Bridging foundational reinforcement learning research and production AI engineering at a scale that serves billions of machines every day.
I am a researcher and applied scientist (most people call me Shaw) with nearly a decade of experience building artificial intelligence at scale. My work sits at the intersection of deep reinforcement learning, multiagent coordination, and large language models, spanning theoretical contribution and production deployment.
Currently captivated by: how lessons from evolutionary multiagent RL transfer to the post-training of large language models. How should "exploration" adapt when the agent is a 200B-parameter reasoner.
At Microsoft, I cover research and engineering efforts that apply reinforcement learning to fine-tune large language models for cybersecurity and cloud defense, serving billions of Defender queries every day. A growing thread of this work involves reverse-engineering and fine-tuning large language models for security-specific reasoning, where the constraints of latency, scale, and adversarial robustness force interesting research questions and engineering challenges. This work spans engineering, Responsible AI, and the full research-to-production lifecycle.
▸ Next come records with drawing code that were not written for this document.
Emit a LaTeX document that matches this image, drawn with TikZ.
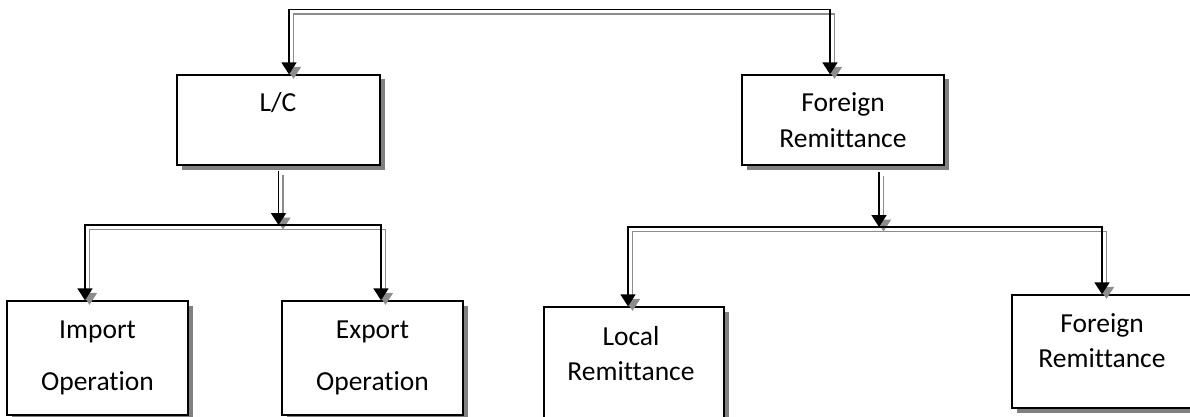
\documentclass[tikz,border=0pt]{standalone}
\usepackage{fontspec}
\setmainfont{Carlito}[Ligatures=NoCommon]
\usetikzlibrary{arrows.meta,shadows}

\definecolor{shade}{HTML}{808080}
\definecolor{echo}{HTML}{8C8C8C}

\tikzset{
  box/.style={rectangle, draw=black, line width=1.3pt, fill=white, inner sep=0pt,
    drop shadow={shadow xshift=4.5pt, shadow yshift=-4.5pt, fill=shade, opacity=1}},
  lbl/.style={font=\fontsize{27.5}{33}\selectfont, anchor=base, inner sep=0pt},
  link/.style={line width=1.6pt, -{Triangle[width=15pt,length=12pt]}},
  bus/.style={line width=1.6pt, {Triangle[width=15pt,length=12pt]}-{Triangle[width=15pt,length=12pt]}},
}

% a connector drawn twice: a grey echo offset down-right, then the black line
\newcommand\twinpath[2]{%
  \draw[#1,draw=echo,transform canvas={xshift=4.5pt,yshift=-4.5pt}] #2;
  \draw[#1,draw=black] #2;}

\begin{document}
\begin{tikzpicture}[x=1pt,y=-1pt]
\useasboundingbox (0,0) rectangle (1190,417);
\clip (0,0) rectangle (1190,417);

% boxes
\node[box, minimum width=203pt, minimum height=90pt]  (lc)  at (278.5,120) {};
\node[box, minimum width=202pt, minimum height=90pt]  (fr)  at (843,120)   {};
\node[box, minimum width=181pt, minimum height=114pt] (imp) at (97.5,358)  {};
\node[box, minimum width=181pt, minimum height=114pt] (exp) at (372.5,358) {};
\node[box, minimum width=180pt, minimum height=120pt] (loc) at (634,367)   {};
\node[box, minimum width=180pt, minimum height=113pt] (frx) at (1102,351.5) {};

% box texts
\node[lbl] (lc-1)  at (278,112)  {L/C};
\node[lbl] (fr-1)  at (843,112)  {Foreign};
\node[lbl] (fr-2)  at (843,147)  {Remittance};
\node[lbl] (imp-1) at (97.5,338) {Import};
\node[lbl] (imp-2) at (97.5,390) {Operation};
\node[lbl] (exp-1) at (372.5,338) {Export};
\node[lbl] (exp-2) at (372.5,390) {Operation};
\node[lbl] (loc-1) at (631,345)  {Local};
\node[lbl] (loc-2) at (631,380)  {Remittance};
\node[lbl] (frx-1) at (1102,332) {Foreign};
\node[lbl] (frx-2) at (1102,367) {Remittance};

% junction points of the lower buses
\coordinate (lcbus) at (278.5,225);
\coordinate (frbus) at (879,227);

% top bus between the two main boxes
\twinpath{bus}{([xshift=10.5pt]lc.north) -- ++(0,-65) -| ([xshift=-13pt]fr.north)}

% L/C branch
\twinpath{link}{([yshift=-5pt]lc.south) -- (lcbus)}
\twinpath{bus}{([xshift=-12.5pt]imp.north) |- (lcbus) -| ([xshift=8.5pt]exp.north)}

% Foreign Remittance branch
\twinpath{link}{([xshift=36pt,yshift=-6pt]fr.south) -- (frbus)}
\twinpath{bus}{([xshift=-6pt]loc.north) |- (frbus) -| (frx.north)}
\end{tikzpicture}
\end{document}
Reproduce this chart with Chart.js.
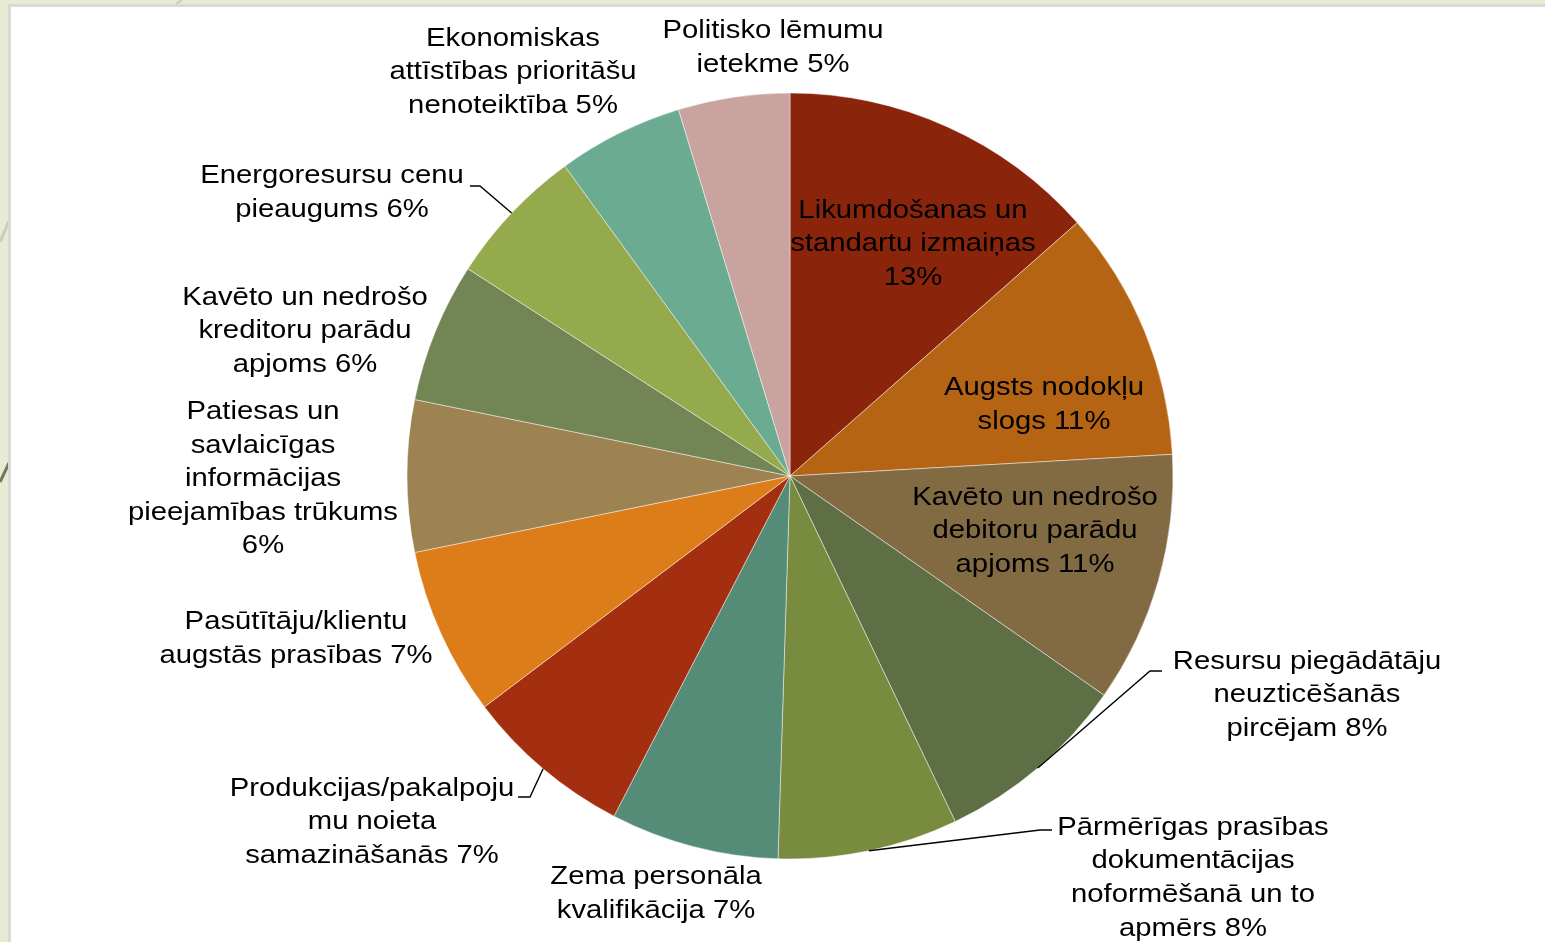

Earlier, at Intel Labs, I applied reinforcement learning to accelerator-aware policy optimization, achieving up to 78% inference speed-up on BERT and ResNet workloads on Intel's NNP-I chip.
PhD in Robotics from Oregon State University, where I worked with Dr. Kagan Tumer on a long-standing question: how do you assign credit in multi-robot systems where success is collective and emergent? My thesis answered with memory-augmented architectures that let robots learn to cooperate without hand-engineered rewards.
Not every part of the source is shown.